Yuri Diomin (yuri.diomin@yurisw.com) is a president of Yuri Software, Inc., a software development firm in San Diego, California. He builds applications for several vertical industries, including address correction and geocoding tools.
"Hello World" Geocoder
To begin with, let’s try to build our own, basic geocoder and figure out what it might look like. In the tradition of "Hello World" programs, it will be a bare-minimum tool, made just for the purpose of illustrating the principles.
On the input, our geocoder will take a postal address in the form of character strings. Let's say it will be Line 1 and Line 2 of a common address format, such as:
506 4th Ave
Asbury Park, NJ 07712
On the output, it will return latitude and longitude of the location as floating point numbers. (In real life, geocoders often return a plethora of other information about the address, but we will limit ourselves to just coordinates in this example.)
The first step in implementing our geocoder is to build a database of reference addresses and their locations, usually known as the "street network dataset." In our Hello World case, the street network dataset will conveniently consist of just one record:
Address
506 4th Ave,
Asbury Park, NJ 07712
Latitude
40.223571
Longitude
-74.005973
The execution flow in our geocoder is then obvious. We simply:
- Receive the input address.
- Perform a database lookup by direct string comparison and find the corresponding reference record.
- Return the latitude and longitude from the record as the output.
Mission accomplished!
Address Matching
In real life, the process is much more complicated. As the very first obstacle, we will come across the issue of address matching.
Let's say that our input address is not in the neat form of:
506 4th Ave
Asbury Park, NJ 07712
but rather:
506 Fourth Avenue Apt 1
Asbury Prk, New Jersey
Note the multitude of character differences between the two addresses.

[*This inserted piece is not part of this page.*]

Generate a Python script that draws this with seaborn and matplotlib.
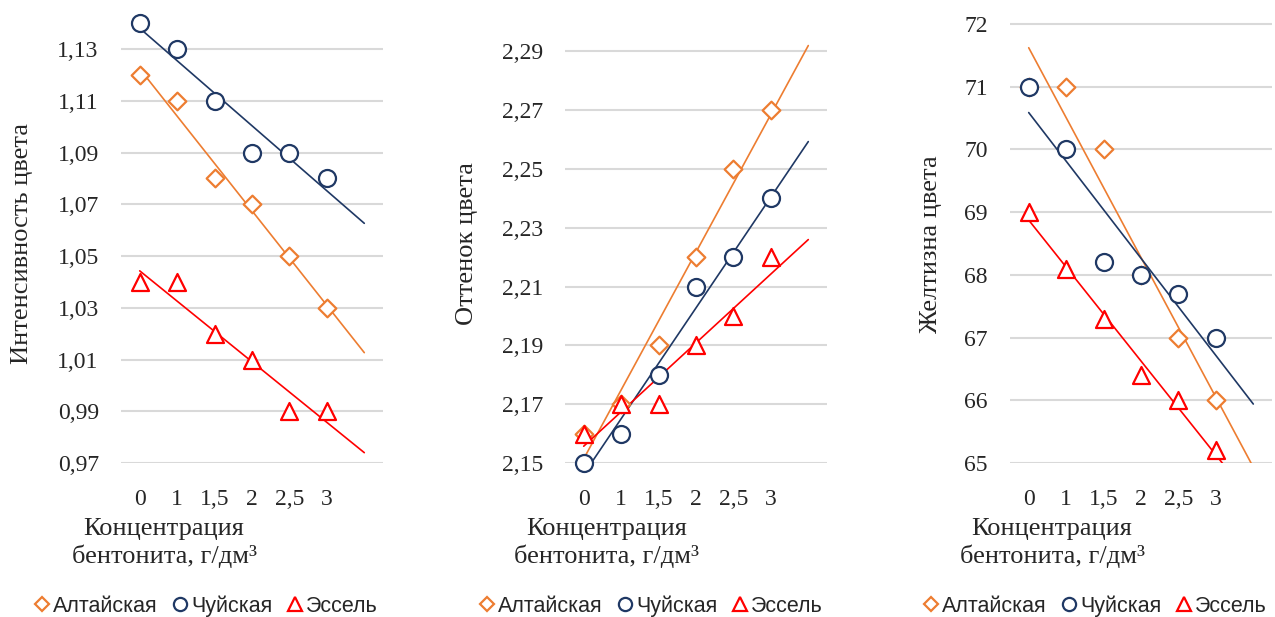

Since addresses come from all sorts of sources, such as customer filled-out forms, dictation over the phone, etc., we cannot expect them to always be neatly formatted and standardized. A human looking at the two addresses above will easily see that they are one and the same. If we out either of them as a “mail to” address on a letter, we will expect the letter to be delivered without any problems. But if the computer performs a simple string comparison of the two addresses, they will not match and our geocoder will get a "miss" instead of a "hit."